Cluster validation: An integrative method for cluster analysis

  • Authors:
  • M. Visvanathan;B. S. Adagarla;H. L. Gerald;P. Smith

  • Affiliations:
  • Bioinf. Core Facility, Univ. of Kansas, Lawrence, KS, USA;Bioinf. Core Facility, Univ. of Kansas, Lawrence, KS, USA;Bioinf. Core Facility, Univ. of Kansas, Lawrence, KS, USA;Univ. of Kansas Med. Center, KS, USA

  • Venue:
  • BIBMW '09 Proceedings of the 2009 IEEE International Conference on Bioinformatics and Biomedicine Workshop
  • Year:
  • 2009

Quantified Score

Hi-index 0.00

Visualization

Abstract

Clustering is a widely used to discover underlying patterns and groups in data and there is a need to validate the quality of clusters generated by the numerous clustering algorithms in use.
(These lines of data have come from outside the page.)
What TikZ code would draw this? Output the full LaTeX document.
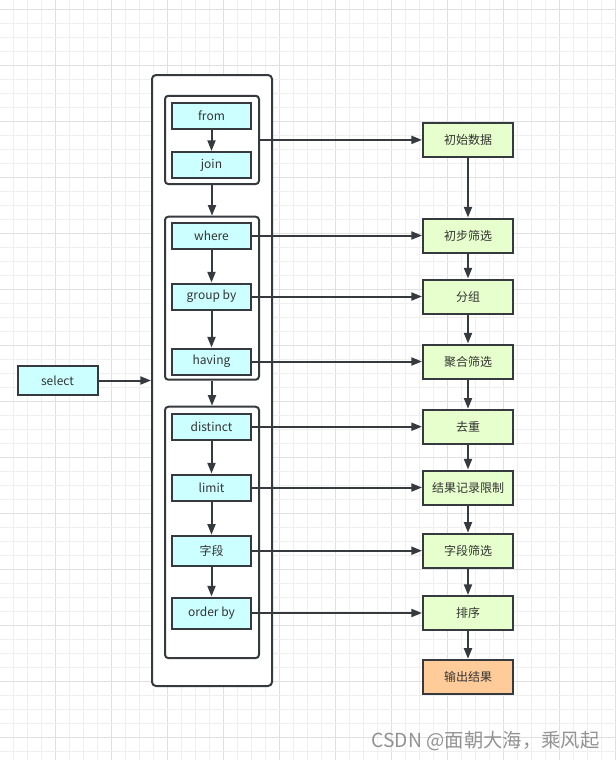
\documentclass[tikz,border=0pt]{standalone}
\usepackage{fontspec}
\setmainfont{Noto Sans CJK SC}
\usepackage{tikz}
\usetikzlibrary{arrows.meta}
\usetikzlibrary{positioning}
\definecolor{edge}{HTML}{36393D}
\definecolor{ink}{HTML}{333333}
\definecolor{cyanfill}{HTML}{CCFFFF}
\definecolor{greenfill}{HTML}{E6FFCC}
\definecolor{orangefill}{HTML}{FFCC99}
\definecolor{gridminor}{HTML}{EFEFEF}
\definecolor{gridmajor}{HTML}{E0E0E0}

\begin{document}
\begin{tikzpicture}[x=0.75pt, y=-0.75pt,
box/.style={draw=edge, line width=1.5pt, text=ink, font=\fontsize{9}{10}\selectfont, inner sep=0pt},
kw/.style={box, fill=cyanfill, minimum width=59.25pt, minimum height=19.5pt},
res/.style={box, fill=greenfill, minimum width=67.5pt, minimum height=25.5pt},
grp/.style={draw=edge, fill=white, line width=1.5pt, rounded corners=2.5pt, minimum width=70.5pt, inner sep=0pt},
flow/.style={draw=edge, line width=1.5pt, -{Triangle[length=8pt,width=6pt]}}]
\def\kx{211.5}
\def\gx{212}
\useasboundingbox (0,0) rectangle (616,760);
\fill[white] (0,0) rectangle (616,760);
\foreach \i in {0,...,43} {
  \pgfmathtruncatemacro{\m}{mod(\i,4)}
  \ifnum\m=3 \draw[gridmajor, line width=0.75pt] ({13.3+14*\i},0) -- ++(0,760);
  \else \draw[gridminor, line width=0.75pt] ({13.3+14*\i},0) -- ++(0,760); \fi
}
\foreach \j in {0,...,53} {
  \pgfmathtruncatemacro{\m}{mod(\j,4)}
  \ifnum\m=0 \draw[gridmajor, line width=0.75pt] (0,{9.3+14*\j}) -- ++(616,0);
  \else \draw[gridminor, line width=0.75pt] (0,{9.3+14*\j}) -- ++(616,0); \fi
}

\node[grp, rounded corners=3pt, minimum width=90pt, minimum height=458.25pt] (outer) at (\gx,380.5) {};
\node[grp, minimum height=66.2pt] (grpA) at (\gx,139.9) {};
\node[grp, minimum height=122.25pt] (grpB) at (\gx,298.2) {};
\node[grp, minimum height=188.5pt] (grpC) at (\gx,532.4) {};

\node[kw] (from) at (\kx,115.5) {from};
\node[kw] (join) at (\kx,165) {join};
\node[kw] (where) at (\kx,235.5) {where};
\node[kw] (group) at (\kx,296.5) {group by};
\node[kw] (having) at (\kx,361.5) {having};
\node[kw] (distinct) at (\kx,426.7) {distinct};
\node[kw] (limit) at (\kx,487.5) {limit};
\node[kw, minimum height=22.5pt] (field) at (\kx,550.7) {字段};
\node[kw, minimum height=23.25pt] (order) at (\kx,613) {order by};

\node[kw, minimum width=60pt, minimum height=21.75pt] (select) at (57.5,380.5) {select};

\coordinate (resx) at (468,0);
\node[res] (init) at (grpA -| resx) {初始数据};
\node[res] (filter) at (where -| resx) {初步筛选};
\node[res] (split) at (group -| resx) {分组};
\node[res] (aggr) at (having -| resx) {聚合筛选};
\node[res] (dedup) at (distinct -| resx) {去重};
\node[res] (cap) at (limit -| resx) {结果记录限制};
\node[res] (pick) at (field -| resx) {字段筛选};
\node[res] (sort) at (order -| resx) {排序};
\node[res, fill=orangefill] (out) at (468,676.8) {输出结果};

\node[text=gray!85, font=\fontsize{14.5}{16}\selectfont, inner sep=0pt] (wm) at (485.5,741) {CSDN @面朝大海，乘风起};

\draw[flow] (from) -- (join);
\draw[flow] (grpA) -- (grpB);
\draw[flow] (where) -- (group);
\draw[flow] (group) -- (having);
\draw[flow] (grpB) -- (grpC);
\draw[flow] (distinct) -- (limit);
\draw[flow] (limit) -- (field);
\draw[flow] (field) -- (order);
\draw[flow] (select) -- (outer);

\draw[flow] (grpA) -- (init);
\draw[flow] (where) -- (filter);
\draw[flow] (group) -- (split);
\draw[flow] (having) -- (aggr);
\draw[flow] (distinct) -- (dedup);
\draw[flow] (limit) -- (cap);
\draw[flow] (field) -- (pick);
\draw[flow] (order) -- (sort);

\draw[flow] (init) -- (filter);
\draw[flow] (filter) -- (split);
\draw[flow] (split) -- (aggr);
\draw[flow] (aggr) -- (dedup);
\draw[flow] (dedup) -- (cap);
\draw[flow] (cap) -- (pick);
\draw[flow] (pick) -- (sort);
\draw[flow] (sort) -- (out);
\end{tikzpicture}
\end{document}
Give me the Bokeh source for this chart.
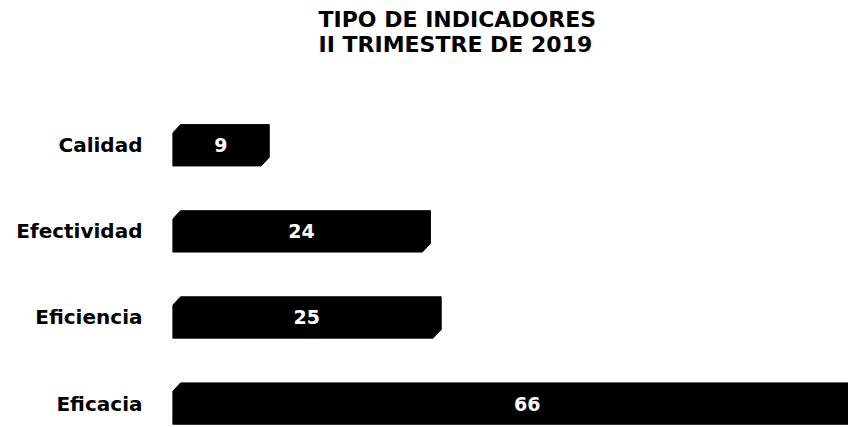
from bokeh.plotting import figure
from bokeh.models import Range1d, FixedTicker, ColumnDataSource
from bokeh.embed import file_html
from bokeh.resources import INLINE
from bokeh.core.properties import value

categories = ["Eficacia", "Eficiencia", "Efectividad", "Calidad"]
counts = [66, 25, 24, 9]
title_lines = ["TIPO DE INDICADORES", "II TRIMESTRE DE 2019"]

pos = list(range(len(categories)))
half_h = 0.24
cx = 0.75
cy = 0.1
xs = [[0, 0, cx, v, v, v - cx] for v in counts]
ys = [[q - half_h, q + half_h - cy, q + half_h, q + half_h, q - half_h + cy, q - half_h] for q in pos]

bars = ColumnDataSource(dict(xs=xs, ys=ys))
labels = ColumnDataSource(dict(x=[v / 2 for v in counts], y=pos, t=[str(v) for v in counts]))

p = figure(width=848, height=427, x_range=Range1d(0, 62.9), y_range=Range1d(-0.278, 3.938),
           output_backend="svg", toolbar_location=None,
           min_border_left=172, min_border_right=0, min_border_bottom=0, min_border_top=0)

p.patches("xs", "ys", source=bars, fill_color="black", line_color="black")
p.text("x", "y", text="t", source=labels, text_color="white", text_align="center",
       text_baseline="middle", text_font_size="19px", text_font_style="bold",
       text_font=value("DejaVu Sans"))

p.xaxis.visible = False
p.xgrid.visible = False
p.ygrid.visible = False
p.outline_line_color = None

ya = p.yaxis[0]
ya.ticker = FixedTicker(ticks=pos)
ya.major_label_overrides = {i: c for i, c in enumerate(categories)}
ya.axis_line_color = None
ya.major_tick_line_color = None
ya.minor_tick_line_color = None
ya.major_label_standoff = 24
ya.major_label_text_font = "DejaVu Sans"
ya.major_label_text_font_style = "bold"
ya.major_label_text_font_size = "20px"
ya.major_label_text_color = "black"

p.title.text = "\n".join(title_lines)
p.title.align = "left"
p.title.vertical_align = "top"
p.title.offset = 146
p.title.text_font = "DejaVu Sans"
p.title.text_font_size = "22px"
p.title.text_font_style = "bold"
p.title.text_color = "black"
p.title.text_line_height = 1.0
p.title.standoff = 12

open("out.html", "w").write(file_html(p, INLINE))
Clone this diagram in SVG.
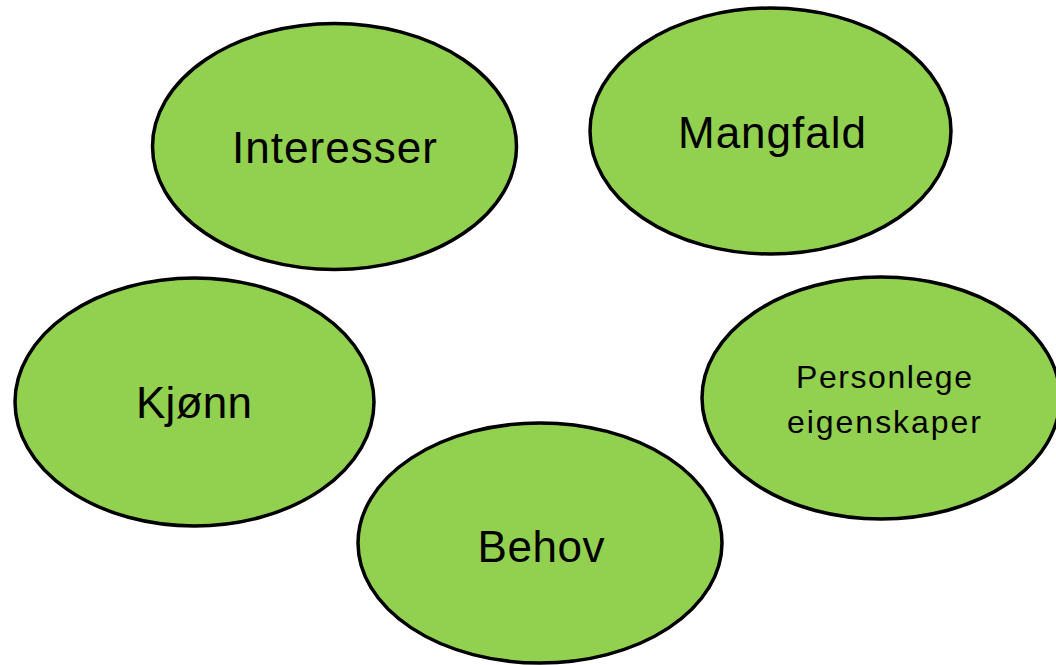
<svg xmlns="http://www.w3.org/2000/svg" width="1056" height="665" viewBox="0 0 1056 665">
<style>
.n{fill:#92D050;stroke:#000;stroke-width:3.5}
.t{font-family:"Liberation Sans",Arial,sans-serif;fill:#000;text-anchor:middle}
.big{font-size:44px}
.small{font-size:32px}
</style>
<rect width="1056" height="665" fill="#fff"/>
<g id="connectors"></g>
<g id="interesser">
<ellipse class="n" cx="334.5" cy="146.5" rx="182" ry="123"/>
<text class="t big" x="334.5" y="163" textLength="205" lengthAdjust="spacing">Interesser</text>
</g>
<g id="mangfald">
<ellipse class="n" cx="770.5" cy="131" rx="180.5" ry="123"/>
<text class="t big" x="772" y="148" textLength="188" lengthAdjust="spacing">Mangfald</text>
</g>
<g id="kjonn">
<ellipse class="n" cx="194.5" cy="402" rx="179.5" ry="124"/>
<text class="t big" x="194" y="418" textLength="116" lengthAdjust="spacing">Kjønn</text>
</g>
<g id="personlege">
<ellipse class="n" cx="881" cy="398" rx="179" ry="121"/>
<text class="t small" x="884" y="388" textLength="176" lengthAdjust="spacing">Personlege</text>
<text class="t small" x="884" y="433" textLength="194" lengthAdjust="spacing">eigenskaper</text>
</g>
<g id="behov">
<ellipse class="n" cx="540" cy="543" rx="182" ry="120"/>
<text class="t big" x="541" y="562" textLength="127" lengthAdjust="spacing">Behov</text>
</g>
</svg>
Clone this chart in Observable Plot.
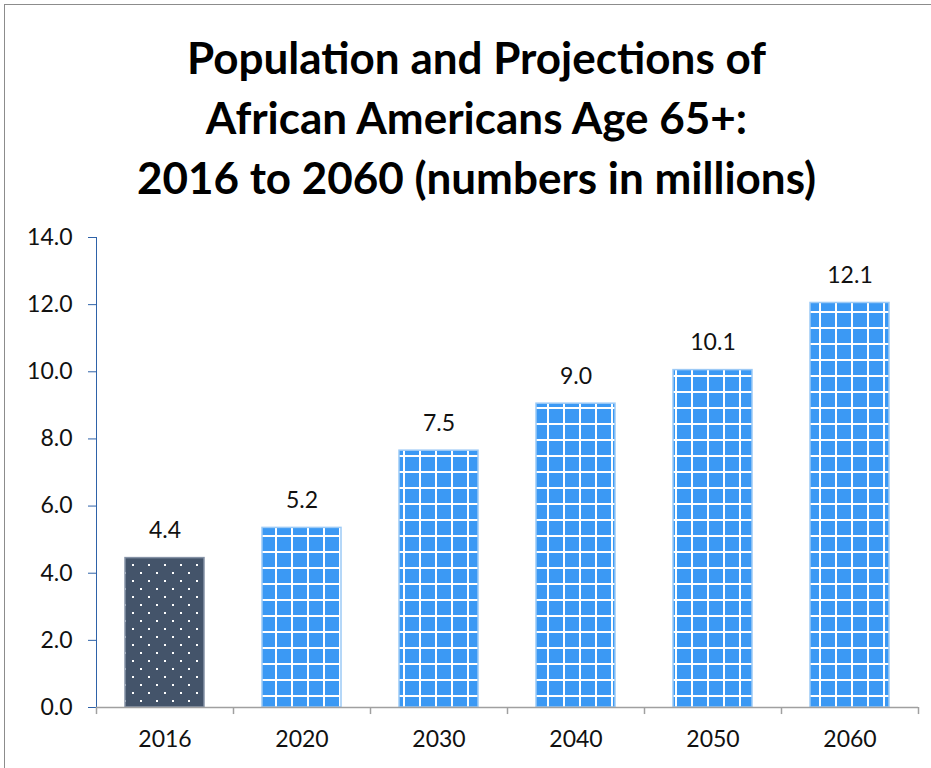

The need for cluster validitation arises from the fundamental definition of unsupervised learning. As clustering is an unsupervised learning process, the prediction of correct number of clusters is a hurdle which can be cleared by using cluster validity indices to assess the quality of the clusters. We have developed a tool for cluster validation as a part of GOAPhAR, a web based tool that integrates from disparate sources, information regarding gene annotations, protein annotations, identifiers associated with probe sets, functional pathways, protein interactions, gene Ontology and publicly available microarray datasets. Our cluster validity tool calculates three indices to indicate clustering quality viz. the Silhouette, Dunn's and Davies-Bouldin indices and outputs them to the user. The values of these indices can be used to judge the quality of clustering and to optimize the process of selecting an appropriate clustering algorithm and number of clusters.